KENNEDY: (Singing) So keeping bright eyes focused on the coastline, waiting for you. Don't give me that bye-bye baby when the night moves into black from the blue, the nights you've been through.

CHANG: I talked to Dermot Kennedy earlier. And I asked him how he would define his music.

KENNEDY: Its roots lie in the acoustic world. Like, I started kind of doing open mics and writing songs because I sort of fell in love with the music of David Gray and Ray LaMontagne and artists like that. And then in the last few years, I've kind of become a little bit obsessed with, like, rappers and with hip-hop and stuff like that. And so the production has become influenced by that. But I'm always quite conscious of the fact that the music that I sort of first fell in love with was like singer-songwriters and acoustic music. So I'm trying to balance those two things the whole time.

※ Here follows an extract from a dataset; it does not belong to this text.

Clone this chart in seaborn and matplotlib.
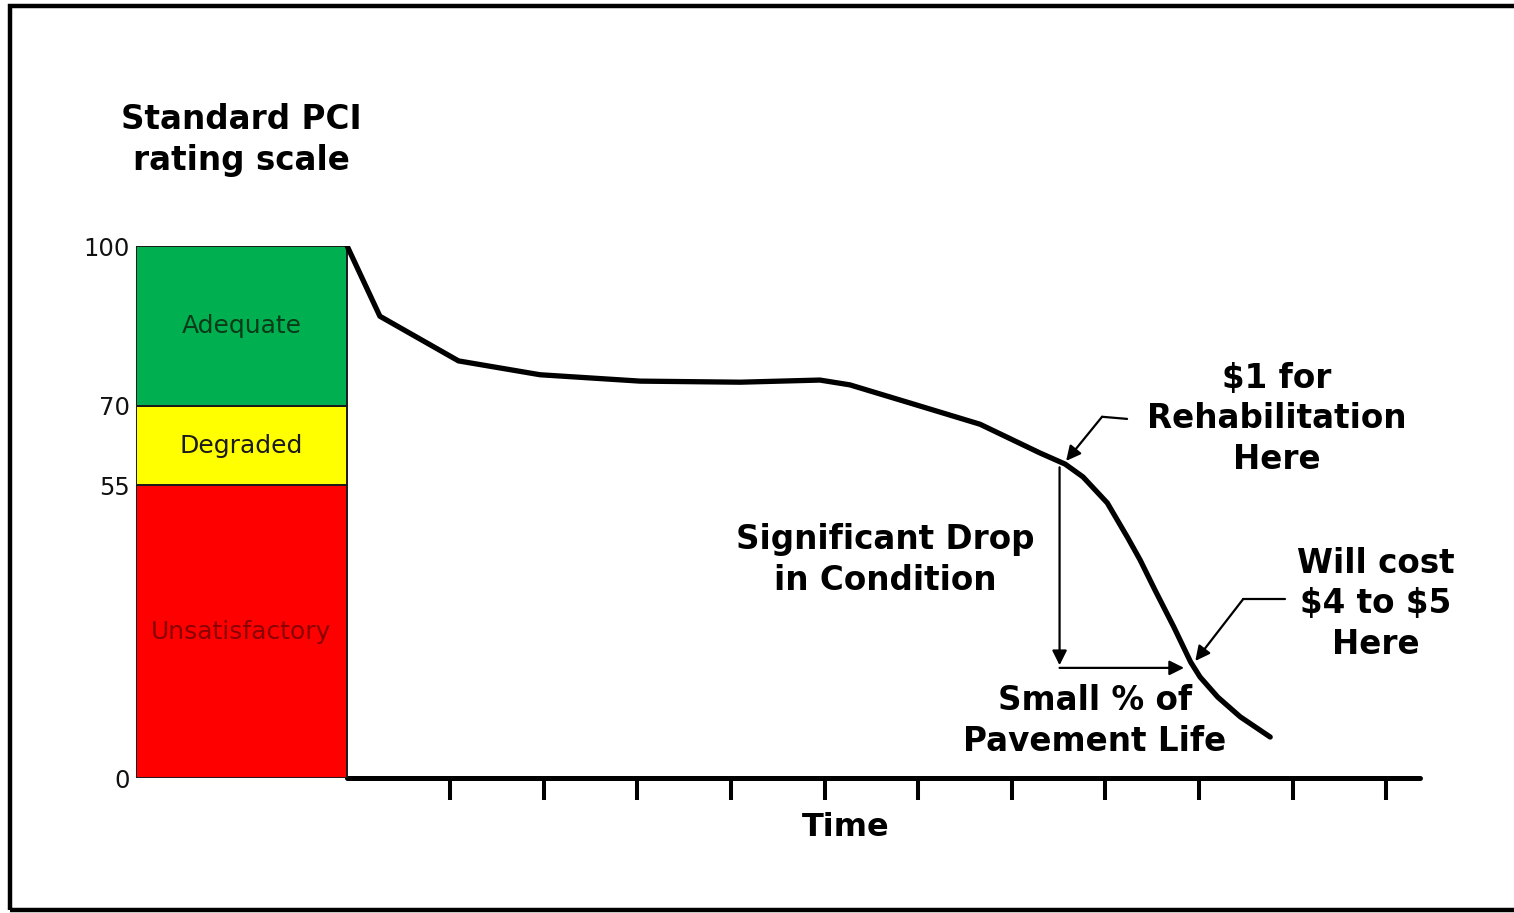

CHANG: Is there a song that you think showcases that balance best?

KENNEDY: Probably "Moments Passed." I mean, you said the Kanye thing, and the intro to that one is like real weird.

(SOUNDBITE OF SONG, "MOMENTS PASSED")

KENNEDY: (Singing) Darling one, hold on. Darling one, hold on.

It was a time where people were kind of starting to connect to my music. And I could kind of realize that people were kind of getting on board with what I was doing. And we were starting to play shows that were a little bit bigger and stuff. And so I was working on new stuff. And I was kind of having a hard time being free creatively. And I was kind of overthinking things. But then Koz, a producer I worked with, he basically sent me that intro to "Moments Passed."

(SOUNDBITE OF SONG, "MOMENTS PASSED")

KENNEDY: (Singing) Only when it's, darling one - well, only when it's...

And it was just the most exciting thing in the world. And the challenge then was to build a whole song around that sample.

(SOUNDBITE OF SONG, "MOMENTS PASSED")

KENNEDY: (Singing) Because I loved you - does that meaning nothing to you now? I loved you. Get me back on holy ground.

CHANG: Now that more people are listening to you and more people want to keep hearing from you, you seem to be saying that songwriting for you now - it's happening under more pressure, under more fame. Is that hard to be writing songs when more people are watching?

KENNEDY: It is sometimes. But I guess it's mainly just pressure I put on myself because an awful lot of people who have connected to my music have done so 'cause of the lyrics. And that's a really beautiful thing. And it certainly makes for, like, a really beautiful show for me, for example, 'cause I can kind of see how much the lyrics mean to people.

(SOUNDBITE OF SONG, "AN EVENING I WILL NOT FORGET")

KENNEDY: (Singing) What's important is this evening I will not forget - purple, blue, orange, red. These colors of feeling give me love. I'll put my heart in it. And I think about it all the time. The lights went out. You were fine. You kind of struggled not to shine. I still love you, though. I still love you, though.

For a while there, it was super frustrating because, I mean, your best stuff is going to come if you kind of feel comfortable and if you're at ease and if you're just kind of letting natural thoughts show up. And the very act of overthinking and that sort of thing is just counterproductive instantly. And you kind of squash your own work and sort of stem that natural sort of thought process. So I struggled with that for a bit.

CHANG: I relate. Writing on deadline is a totally different experience than just writing for utter pleasure.

KENNEDY: It's mad, yeah.

(SOUNDBITE OF SONG, "YOUNG & FREE")

KENNEDY: (Singing) Where do we go from here? Something came in with the night. Snow came in heavy, my boys and me wandering blind.

CHANG: Dermot Kennedy is NPR's fan-voted Slingshot Artist Of The Year. Congratulations, and thank you so much for talking with us today.

KENNEDY: Thank you so much. I really appreciate it.